DATA EXTRACT:
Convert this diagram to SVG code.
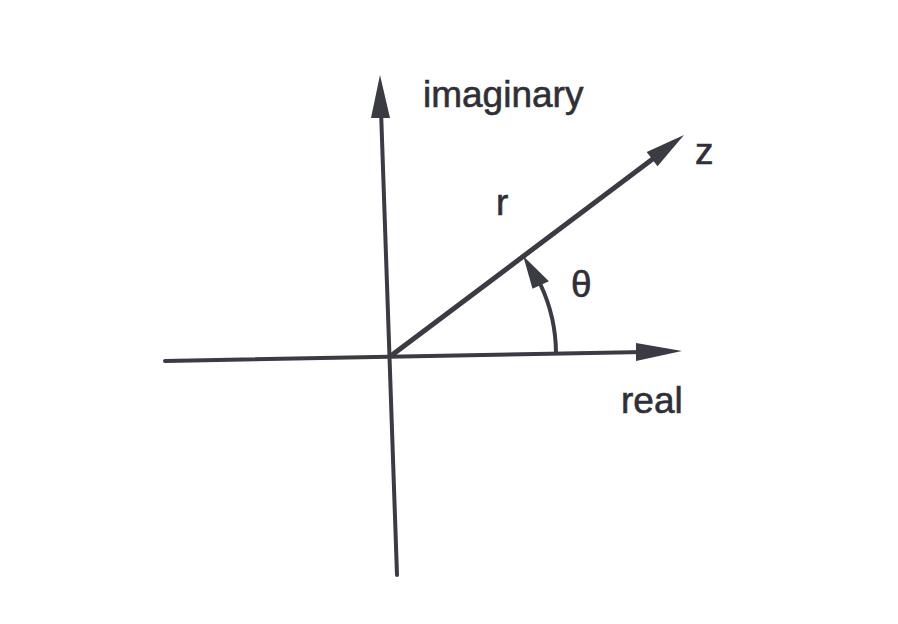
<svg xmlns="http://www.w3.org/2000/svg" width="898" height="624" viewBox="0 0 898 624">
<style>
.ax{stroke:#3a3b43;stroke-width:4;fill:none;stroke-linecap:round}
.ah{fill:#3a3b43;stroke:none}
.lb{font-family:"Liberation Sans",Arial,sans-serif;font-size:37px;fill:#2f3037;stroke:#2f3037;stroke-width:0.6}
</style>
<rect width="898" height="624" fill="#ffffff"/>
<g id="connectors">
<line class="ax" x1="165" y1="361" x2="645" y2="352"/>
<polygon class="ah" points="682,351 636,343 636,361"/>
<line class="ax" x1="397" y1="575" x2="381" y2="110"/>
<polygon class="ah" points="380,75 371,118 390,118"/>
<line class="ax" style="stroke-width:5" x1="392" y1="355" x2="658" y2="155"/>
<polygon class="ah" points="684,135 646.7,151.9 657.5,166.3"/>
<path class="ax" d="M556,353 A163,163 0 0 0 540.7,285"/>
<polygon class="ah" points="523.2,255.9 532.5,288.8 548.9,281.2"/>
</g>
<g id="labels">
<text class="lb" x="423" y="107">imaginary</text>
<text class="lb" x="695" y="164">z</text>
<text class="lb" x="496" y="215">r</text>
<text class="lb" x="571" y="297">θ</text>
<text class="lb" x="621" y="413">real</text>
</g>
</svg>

SET PROBLEM: Repeat the full listing above exactly, with no pictures in the copy.

TASK SOLUTION:
Convert this diagram to SVG code.
<svg xmlns="http://www.w3.org/2000/svg" width="898" height="624" viewBox="0 0 898 624">
<style>
.ax{stroke:#3a3b43;stroke-width:4;fill:none;stroke-linecap:round}
.ah{fill:#3a3b43;stroke:none}
.lb{font-family:"Liberation Sans",Arial,sans-serif;font-size:37px;fill:#2f3037;stroke:#2f3037;stroke-width:0.6}
</style>
<rect width="898" height="624" fill="#ffffff"/>
<g id="connectors">
<line class="ax" x1="165" y1="361" x2="645" y2="352"/>
<polygon class="ah" points="682,351 636,343 636,361"/>
<line class="ax" x1="397" y1="575" x2="381" y2="110"/>
<polygon class="ah" points="380,75 371,118 390,118"/>
<line class="ax" style="stroke-width:5" x1="392" y1="355" x2="658" y2="155"/>
<polygon class="ah" points="684,135 646.7,151.9 657.5,166.3"/>
<path class="ax" d="M556,353 A163,163 0 0 0 540.7,285"/>
<polygon class="ah" points="523.2,255.9 532.5,288.8 548.9,281.2"/>
</g>
<g id="labels">
<text class="lb" x="423" y="107">imaginary</text>
<text class="lb" x="695" y="164">z</text>
<text class="lb" x="496" y="215">r</text>
<text class="lb" x="571" y="297">θ</text>
<text class="lb" x="621" y="413">real</text>
</g>
</svg>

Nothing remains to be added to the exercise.